28 de abril de 2008
Diz-se que o norte-americano Woody Allen é um cineasta intelectual. Diz-se que Allen reverencia, em sua forma cinematográfica e em suas citações de conteúdo, alguns grandes realizadores europeus: o sueco Ingmar Bergman, o italiano Michelangelo Antonioni, o francês Eric Rohmer, o peninsular Federico Fellini. Em suas obras mais recentes (Poucas e boas, 1999; Trapaceiros, 2000) o refinamento intelectual de Allen se mimetiza diante do público hollywoodiano, ou seja, os diálogos e as situações são menos cerebrais e literários que aqueles de alguns de seus trabalhos mais estimados, como Manhattan (1979) e Hannah e suas irmãs (1986). O atual lançamento de O escorpião de jade (The curse of the jade scorpion; 2001) serve para lançar mais lenha na fogueira das reflexões sobre as mutações de Woody Allen ao longo dos anos. Allen muda sem deixar todavia de permanecer fiel a si mesmo e a seu rosário de citações cinematográficas.
O novo Allen reconstitui o clima narrativo dos policiais da série negra que esteve em voga em romances e filmes americanos dos anos 40 e 50. Crimes (no caso, roubo de jóias), aventuras detetivescas, loiras fatais, espíritos femininos complicados. Um dos melhores filmes da atual temporada igualmente evocava as películas desta época: O homem que não estava lá (2001), de Joel Coen. Se Coen optou por um trabalho fotográfico em estudado preto-e-branco, Allen preferiu as cores, o que é curioso, pois Allen inaugurou a rodagem moderna em preto-e-branco com as esplendorosas imagens de sempre citado Manhattan e seria natural que, ao tornar aos anos 40 (na primeira imagem da fita surge um grande letreiro: 1940), fizesse uma fita policial sem cores. Sabe-se lá o que vai na cabeça dum artista: suas intenções são sempre secretas e ao observador resta conjecturar diante do resultado material da obra de arte (no caso do cinema, o que se vê projetado na tela branca).
O escorpião de jade é uma narrativa bem abotoada (o cineasta está em plena forma de seus dotes narrativos) e enche seu universo de ficção com as habituais tiradas cômicas de Allen, a maioria preciosas e que podem funcionar fora do filme mas se costuram admiravelmente dentro dele.
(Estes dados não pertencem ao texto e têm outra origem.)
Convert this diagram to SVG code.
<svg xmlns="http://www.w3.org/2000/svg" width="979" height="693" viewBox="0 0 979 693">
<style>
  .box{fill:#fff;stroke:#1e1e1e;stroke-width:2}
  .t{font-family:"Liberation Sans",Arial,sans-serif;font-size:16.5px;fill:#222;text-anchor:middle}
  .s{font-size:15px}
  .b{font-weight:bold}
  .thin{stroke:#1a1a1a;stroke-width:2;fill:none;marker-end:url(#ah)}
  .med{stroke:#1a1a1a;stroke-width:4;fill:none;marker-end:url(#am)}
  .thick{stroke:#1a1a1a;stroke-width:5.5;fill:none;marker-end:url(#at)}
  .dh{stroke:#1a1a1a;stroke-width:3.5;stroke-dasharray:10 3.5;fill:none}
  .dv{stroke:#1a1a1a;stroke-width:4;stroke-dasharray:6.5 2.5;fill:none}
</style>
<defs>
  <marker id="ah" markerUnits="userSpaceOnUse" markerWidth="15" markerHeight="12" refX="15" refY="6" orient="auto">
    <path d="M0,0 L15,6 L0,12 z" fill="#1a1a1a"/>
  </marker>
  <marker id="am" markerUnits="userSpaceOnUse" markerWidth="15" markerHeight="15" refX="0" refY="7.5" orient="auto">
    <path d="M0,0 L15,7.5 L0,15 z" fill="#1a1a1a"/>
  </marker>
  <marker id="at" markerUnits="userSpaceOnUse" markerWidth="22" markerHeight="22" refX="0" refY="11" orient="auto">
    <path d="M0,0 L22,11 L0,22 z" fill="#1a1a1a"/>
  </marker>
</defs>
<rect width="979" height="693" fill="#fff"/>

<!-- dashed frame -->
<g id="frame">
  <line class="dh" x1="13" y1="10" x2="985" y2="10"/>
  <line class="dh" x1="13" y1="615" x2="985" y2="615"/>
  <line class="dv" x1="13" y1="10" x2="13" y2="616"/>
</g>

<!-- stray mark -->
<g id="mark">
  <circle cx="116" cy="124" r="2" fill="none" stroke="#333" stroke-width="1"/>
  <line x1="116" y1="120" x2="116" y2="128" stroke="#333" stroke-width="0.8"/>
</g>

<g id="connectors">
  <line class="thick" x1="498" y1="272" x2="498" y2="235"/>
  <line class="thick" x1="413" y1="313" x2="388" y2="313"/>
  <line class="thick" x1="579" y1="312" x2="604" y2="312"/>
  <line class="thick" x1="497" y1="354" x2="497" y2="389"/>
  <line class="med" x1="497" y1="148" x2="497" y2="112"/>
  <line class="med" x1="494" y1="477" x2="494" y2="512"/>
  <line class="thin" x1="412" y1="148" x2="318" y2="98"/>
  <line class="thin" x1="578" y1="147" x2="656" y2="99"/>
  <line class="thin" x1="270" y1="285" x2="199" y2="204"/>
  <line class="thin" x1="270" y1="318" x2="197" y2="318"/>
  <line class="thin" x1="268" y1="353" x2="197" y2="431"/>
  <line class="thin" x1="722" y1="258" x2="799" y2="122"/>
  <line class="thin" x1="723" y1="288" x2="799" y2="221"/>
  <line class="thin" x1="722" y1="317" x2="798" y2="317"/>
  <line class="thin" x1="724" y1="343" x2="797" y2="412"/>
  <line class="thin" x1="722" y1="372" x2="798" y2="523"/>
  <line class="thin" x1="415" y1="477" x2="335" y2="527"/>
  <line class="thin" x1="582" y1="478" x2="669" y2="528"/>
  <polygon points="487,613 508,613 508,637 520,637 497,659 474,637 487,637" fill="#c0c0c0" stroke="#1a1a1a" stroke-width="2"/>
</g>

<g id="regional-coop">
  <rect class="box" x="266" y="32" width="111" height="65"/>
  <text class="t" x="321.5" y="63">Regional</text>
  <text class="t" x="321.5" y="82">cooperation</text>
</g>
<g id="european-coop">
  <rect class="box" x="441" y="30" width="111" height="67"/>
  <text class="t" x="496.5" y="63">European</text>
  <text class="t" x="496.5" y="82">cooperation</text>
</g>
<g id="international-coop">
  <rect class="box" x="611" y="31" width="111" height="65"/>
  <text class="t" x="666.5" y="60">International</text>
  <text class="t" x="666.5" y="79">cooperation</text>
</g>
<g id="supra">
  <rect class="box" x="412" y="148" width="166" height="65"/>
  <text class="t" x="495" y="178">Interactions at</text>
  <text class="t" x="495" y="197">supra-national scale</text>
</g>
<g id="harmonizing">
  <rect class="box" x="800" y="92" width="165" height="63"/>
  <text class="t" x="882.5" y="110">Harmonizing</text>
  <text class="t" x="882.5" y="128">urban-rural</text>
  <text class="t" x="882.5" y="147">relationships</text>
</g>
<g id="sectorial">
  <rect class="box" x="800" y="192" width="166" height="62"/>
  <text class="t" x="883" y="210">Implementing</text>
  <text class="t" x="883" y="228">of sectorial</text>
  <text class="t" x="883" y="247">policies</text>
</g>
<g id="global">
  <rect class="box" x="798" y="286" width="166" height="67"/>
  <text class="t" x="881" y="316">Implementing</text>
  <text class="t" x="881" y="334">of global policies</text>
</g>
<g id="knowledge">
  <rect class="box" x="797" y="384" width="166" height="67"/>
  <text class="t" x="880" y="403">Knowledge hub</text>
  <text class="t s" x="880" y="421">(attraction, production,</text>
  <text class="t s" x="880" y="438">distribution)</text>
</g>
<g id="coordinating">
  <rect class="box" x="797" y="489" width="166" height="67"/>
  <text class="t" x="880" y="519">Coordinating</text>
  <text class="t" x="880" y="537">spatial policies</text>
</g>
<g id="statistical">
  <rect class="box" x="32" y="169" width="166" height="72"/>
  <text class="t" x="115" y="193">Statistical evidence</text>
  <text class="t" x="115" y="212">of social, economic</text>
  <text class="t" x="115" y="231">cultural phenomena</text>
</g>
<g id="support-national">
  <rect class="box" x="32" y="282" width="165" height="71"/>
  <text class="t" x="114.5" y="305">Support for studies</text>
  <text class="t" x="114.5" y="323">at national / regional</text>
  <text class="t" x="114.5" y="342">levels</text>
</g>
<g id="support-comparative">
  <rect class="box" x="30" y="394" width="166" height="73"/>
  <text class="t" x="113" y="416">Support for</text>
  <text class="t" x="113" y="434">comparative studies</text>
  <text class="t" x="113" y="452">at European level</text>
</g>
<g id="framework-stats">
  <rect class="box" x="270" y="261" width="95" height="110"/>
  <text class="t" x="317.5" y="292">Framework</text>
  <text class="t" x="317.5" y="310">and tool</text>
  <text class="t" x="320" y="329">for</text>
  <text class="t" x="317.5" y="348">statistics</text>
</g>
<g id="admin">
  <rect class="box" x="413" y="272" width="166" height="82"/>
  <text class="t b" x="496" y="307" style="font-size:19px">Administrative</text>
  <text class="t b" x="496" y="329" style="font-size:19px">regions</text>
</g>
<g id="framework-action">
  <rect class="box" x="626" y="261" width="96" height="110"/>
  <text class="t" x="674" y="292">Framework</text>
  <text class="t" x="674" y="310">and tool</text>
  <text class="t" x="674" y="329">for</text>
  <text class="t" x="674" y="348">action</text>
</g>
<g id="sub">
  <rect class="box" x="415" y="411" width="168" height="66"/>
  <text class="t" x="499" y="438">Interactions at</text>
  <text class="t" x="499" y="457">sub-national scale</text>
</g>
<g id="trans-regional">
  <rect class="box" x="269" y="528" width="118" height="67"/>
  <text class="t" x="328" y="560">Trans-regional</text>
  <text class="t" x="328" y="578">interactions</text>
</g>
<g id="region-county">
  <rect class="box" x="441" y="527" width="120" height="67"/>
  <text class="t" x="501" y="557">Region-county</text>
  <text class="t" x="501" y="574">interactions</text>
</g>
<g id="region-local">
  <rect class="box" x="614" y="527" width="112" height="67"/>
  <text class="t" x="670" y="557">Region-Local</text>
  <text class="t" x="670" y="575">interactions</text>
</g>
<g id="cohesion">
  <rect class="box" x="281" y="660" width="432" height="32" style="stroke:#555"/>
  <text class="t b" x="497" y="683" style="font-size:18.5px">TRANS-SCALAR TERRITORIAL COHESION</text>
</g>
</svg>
A base da história de Allen é que seu protagonista, o detetive W.C. Briggs, interpretado pelo próprio diretor, deve investigar roubos de jóias perpetrados por ele mesmo em transe hipnótico; esse estado de hipnose foi gerado durante um show por um mágico que, a partir de alguns vocábulos-chave, hipnotizou a ele e à mulher que lhe era desafeta na firma de detetives em que trabalhavam; o mágico, para divertimento da platéia, colocou o casal de inimigos numa imaginária lua-de-mel; a partir daí o charlatão da magia passou a dominar as duas personagens, levando primeiramente Briggs a roubar as jóias e depois a criatura feminina magnificamente vivida por Helen Hunt. Allen lida bem com toda esta parafernália de fantasia, extraindo dali um filme de um rigor realista por vezes notável. Pode-se dizer que aqui a beleza do cinema de Allen esteja mais próxima do Fellini dos anos 50, estilo que ele homenageou mais diretamente naquele que talvez seja sua obra-prima mais evidente, A rosa púrpura do Cairo (1985), cuja parecença com As noites de Cabiria (1957), de Fellini, em momento algum lhe retira a exacerbada originalidade.
Talvez seja mesmo assim que se pode amar o cinema de Woody Allen: seu mosaico de referências eruditas européias se dissolvem tanto em O escorpião de jade que podemos admirar um verdadeiro grande cineasta americano -divertido e objetivo como soem ser os artistas made in U.S.A.